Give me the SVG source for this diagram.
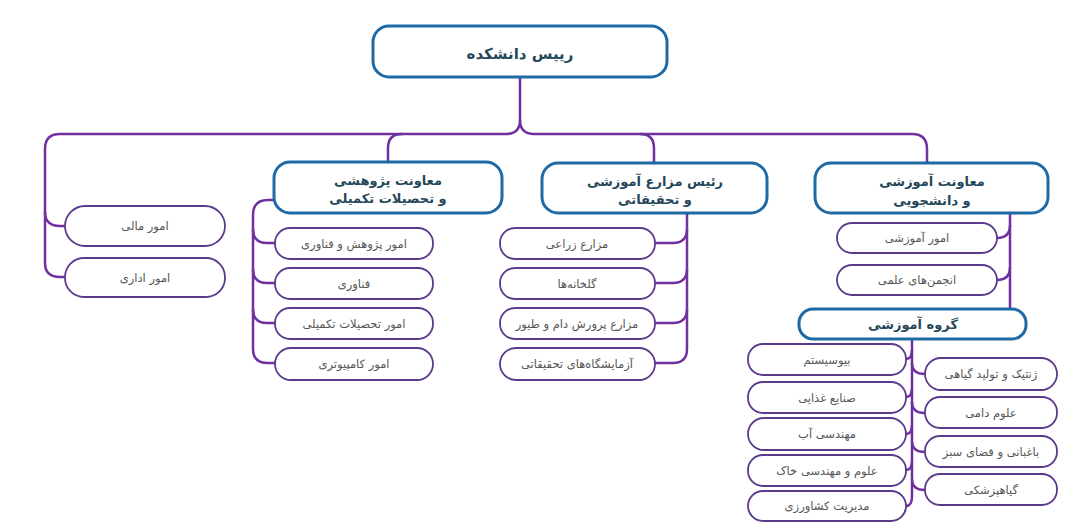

* * *

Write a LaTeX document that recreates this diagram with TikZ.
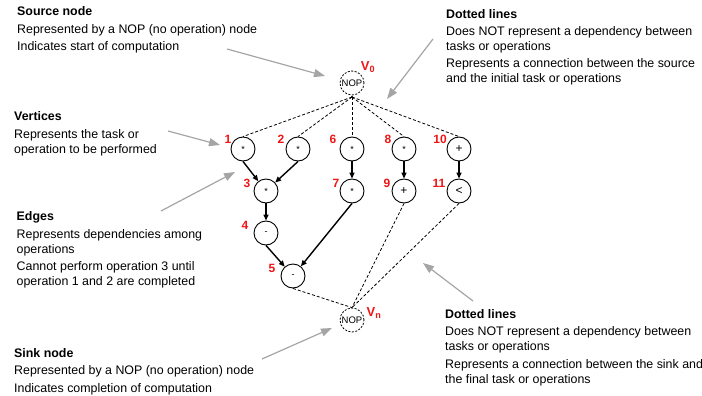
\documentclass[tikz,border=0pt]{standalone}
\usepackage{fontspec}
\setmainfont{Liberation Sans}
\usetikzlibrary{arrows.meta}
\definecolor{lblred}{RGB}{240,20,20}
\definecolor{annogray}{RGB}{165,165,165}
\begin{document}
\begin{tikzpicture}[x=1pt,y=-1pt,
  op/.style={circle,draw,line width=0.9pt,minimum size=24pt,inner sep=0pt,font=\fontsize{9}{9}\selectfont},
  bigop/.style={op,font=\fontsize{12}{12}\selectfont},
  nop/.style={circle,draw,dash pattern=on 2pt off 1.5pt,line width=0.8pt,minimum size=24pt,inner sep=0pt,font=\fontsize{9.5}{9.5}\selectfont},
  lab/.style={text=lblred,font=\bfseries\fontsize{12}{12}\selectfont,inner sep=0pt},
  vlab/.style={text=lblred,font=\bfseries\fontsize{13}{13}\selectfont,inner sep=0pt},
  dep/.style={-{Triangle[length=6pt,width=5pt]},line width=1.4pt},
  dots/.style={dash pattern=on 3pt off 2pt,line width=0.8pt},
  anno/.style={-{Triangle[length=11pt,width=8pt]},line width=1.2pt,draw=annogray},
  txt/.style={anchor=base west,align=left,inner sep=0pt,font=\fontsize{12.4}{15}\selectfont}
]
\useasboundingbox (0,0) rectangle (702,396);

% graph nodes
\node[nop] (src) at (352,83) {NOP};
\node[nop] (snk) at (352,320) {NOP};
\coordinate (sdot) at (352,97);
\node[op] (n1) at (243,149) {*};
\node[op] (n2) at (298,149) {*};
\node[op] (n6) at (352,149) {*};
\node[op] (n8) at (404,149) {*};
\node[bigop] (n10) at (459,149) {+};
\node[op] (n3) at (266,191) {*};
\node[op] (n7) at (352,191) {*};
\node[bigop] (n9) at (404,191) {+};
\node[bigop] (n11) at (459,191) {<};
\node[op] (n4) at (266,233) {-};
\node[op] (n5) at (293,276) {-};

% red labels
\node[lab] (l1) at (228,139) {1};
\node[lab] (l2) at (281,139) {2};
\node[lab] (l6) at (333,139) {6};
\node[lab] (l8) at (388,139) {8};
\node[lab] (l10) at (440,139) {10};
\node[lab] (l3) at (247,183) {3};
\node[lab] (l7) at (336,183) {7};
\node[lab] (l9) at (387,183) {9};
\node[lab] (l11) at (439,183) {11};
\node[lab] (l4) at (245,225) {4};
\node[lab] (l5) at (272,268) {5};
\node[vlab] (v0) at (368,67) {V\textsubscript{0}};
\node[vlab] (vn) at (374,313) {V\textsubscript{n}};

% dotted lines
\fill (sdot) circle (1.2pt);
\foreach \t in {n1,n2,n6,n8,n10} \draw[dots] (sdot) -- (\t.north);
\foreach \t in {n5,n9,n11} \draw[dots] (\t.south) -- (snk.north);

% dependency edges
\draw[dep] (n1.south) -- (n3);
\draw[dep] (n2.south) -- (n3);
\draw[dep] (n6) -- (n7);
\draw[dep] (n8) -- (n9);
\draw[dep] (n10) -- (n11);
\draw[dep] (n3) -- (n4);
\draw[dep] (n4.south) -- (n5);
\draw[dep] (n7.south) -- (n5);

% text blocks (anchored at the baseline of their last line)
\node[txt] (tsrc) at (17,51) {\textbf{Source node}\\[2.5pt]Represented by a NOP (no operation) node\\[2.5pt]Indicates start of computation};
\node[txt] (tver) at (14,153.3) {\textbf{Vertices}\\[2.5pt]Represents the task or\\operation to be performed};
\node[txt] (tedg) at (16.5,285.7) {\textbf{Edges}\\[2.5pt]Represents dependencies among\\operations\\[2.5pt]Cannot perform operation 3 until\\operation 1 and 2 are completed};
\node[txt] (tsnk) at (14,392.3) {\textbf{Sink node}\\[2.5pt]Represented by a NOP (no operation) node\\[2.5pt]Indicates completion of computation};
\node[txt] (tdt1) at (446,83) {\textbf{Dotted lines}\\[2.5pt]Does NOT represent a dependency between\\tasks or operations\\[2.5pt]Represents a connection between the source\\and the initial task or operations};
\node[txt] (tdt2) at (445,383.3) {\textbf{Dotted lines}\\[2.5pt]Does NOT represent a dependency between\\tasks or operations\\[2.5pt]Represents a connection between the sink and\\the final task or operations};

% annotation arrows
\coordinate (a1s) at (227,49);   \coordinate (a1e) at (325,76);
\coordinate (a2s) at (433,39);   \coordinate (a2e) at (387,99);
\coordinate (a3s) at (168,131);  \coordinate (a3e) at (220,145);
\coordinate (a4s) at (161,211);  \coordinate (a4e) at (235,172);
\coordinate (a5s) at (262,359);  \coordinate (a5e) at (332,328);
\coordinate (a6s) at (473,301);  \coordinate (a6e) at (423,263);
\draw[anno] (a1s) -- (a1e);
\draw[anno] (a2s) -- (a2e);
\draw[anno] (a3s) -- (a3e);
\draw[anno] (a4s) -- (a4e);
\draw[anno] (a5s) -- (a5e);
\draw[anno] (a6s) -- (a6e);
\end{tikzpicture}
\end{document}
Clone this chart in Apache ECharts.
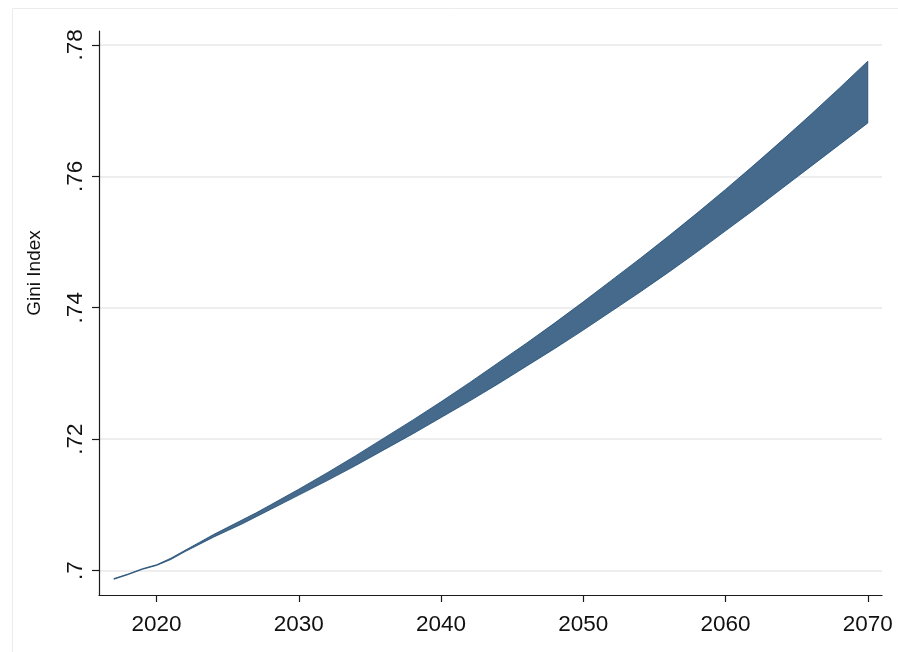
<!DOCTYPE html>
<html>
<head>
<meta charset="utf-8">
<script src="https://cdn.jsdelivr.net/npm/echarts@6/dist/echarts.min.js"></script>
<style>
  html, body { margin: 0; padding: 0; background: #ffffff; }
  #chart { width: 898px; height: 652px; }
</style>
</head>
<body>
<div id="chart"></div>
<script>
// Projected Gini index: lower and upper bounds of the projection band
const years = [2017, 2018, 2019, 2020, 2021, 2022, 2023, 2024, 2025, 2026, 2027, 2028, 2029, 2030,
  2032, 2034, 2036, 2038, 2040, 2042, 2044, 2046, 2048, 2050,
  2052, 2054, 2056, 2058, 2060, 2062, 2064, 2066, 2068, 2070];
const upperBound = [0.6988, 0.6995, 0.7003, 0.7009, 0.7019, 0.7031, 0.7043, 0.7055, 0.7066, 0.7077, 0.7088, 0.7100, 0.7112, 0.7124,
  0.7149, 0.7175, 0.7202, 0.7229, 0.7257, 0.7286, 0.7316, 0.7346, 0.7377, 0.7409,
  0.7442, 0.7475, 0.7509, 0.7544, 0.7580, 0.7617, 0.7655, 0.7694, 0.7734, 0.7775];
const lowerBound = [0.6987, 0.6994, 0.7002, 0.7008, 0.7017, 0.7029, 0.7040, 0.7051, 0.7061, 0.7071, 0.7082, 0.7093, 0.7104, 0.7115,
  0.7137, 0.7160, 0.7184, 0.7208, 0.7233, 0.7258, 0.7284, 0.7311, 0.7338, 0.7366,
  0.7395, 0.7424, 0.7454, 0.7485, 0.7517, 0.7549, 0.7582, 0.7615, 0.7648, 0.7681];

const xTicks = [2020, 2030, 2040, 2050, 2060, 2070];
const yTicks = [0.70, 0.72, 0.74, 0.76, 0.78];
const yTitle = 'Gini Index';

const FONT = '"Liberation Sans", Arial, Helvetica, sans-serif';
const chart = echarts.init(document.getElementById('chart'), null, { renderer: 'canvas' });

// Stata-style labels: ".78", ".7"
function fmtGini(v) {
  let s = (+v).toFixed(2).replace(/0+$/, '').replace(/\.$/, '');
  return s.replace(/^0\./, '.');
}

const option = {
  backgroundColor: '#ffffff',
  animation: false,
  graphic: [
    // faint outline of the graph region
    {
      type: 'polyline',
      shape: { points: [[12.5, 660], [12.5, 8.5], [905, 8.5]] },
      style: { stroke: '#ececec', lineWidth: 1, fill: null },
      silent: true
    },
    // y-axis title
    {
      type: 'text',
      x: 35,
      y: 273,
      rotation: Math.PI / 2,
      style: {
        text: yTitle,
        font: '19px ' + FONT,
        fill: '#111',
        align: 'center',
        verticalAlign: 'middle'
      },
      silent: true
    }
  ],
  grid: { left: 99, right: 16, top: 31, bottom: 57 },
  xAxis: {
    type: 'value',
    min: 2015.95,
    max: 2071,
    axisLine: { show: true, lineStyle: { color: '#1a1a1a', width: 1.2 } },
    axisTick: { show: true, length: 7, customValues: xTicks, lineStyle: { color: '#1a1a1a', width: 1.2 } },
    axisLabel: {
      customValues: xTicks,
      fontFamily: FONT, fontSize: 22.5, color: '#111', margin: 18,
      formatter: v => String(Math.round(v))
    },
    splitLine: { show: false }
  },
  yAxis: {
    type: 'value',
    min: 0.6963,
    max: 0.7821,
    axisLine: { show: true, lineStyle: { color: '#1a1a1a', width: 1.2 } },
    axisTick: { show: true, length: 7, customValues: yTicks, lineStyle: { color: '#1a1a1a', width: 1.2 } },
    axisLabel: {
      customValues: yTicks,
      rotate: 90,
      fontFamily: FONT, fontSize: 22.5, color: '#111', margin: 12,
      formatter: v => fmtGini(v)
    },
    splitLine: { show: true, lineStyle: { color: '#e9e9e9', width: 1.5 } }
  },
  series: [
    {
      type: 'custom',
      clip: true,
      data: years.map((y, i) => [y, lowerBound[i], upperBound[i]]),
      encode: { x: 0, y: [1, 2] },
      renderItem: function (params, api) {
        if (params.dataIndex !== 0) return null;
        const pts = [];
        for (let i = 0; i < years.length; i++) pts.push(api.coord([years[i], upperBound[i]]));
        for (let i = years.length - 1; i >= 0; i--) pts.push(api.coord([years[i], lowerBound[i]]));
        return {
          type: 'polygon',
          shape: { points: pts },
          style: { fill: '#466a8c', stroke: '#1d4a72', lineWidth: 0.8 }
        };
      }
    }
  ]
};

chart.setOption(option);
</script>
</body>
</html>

What to work on ▸
Give only the number of lines in the entries that contain "diagram".

Solution for this problem ▸
2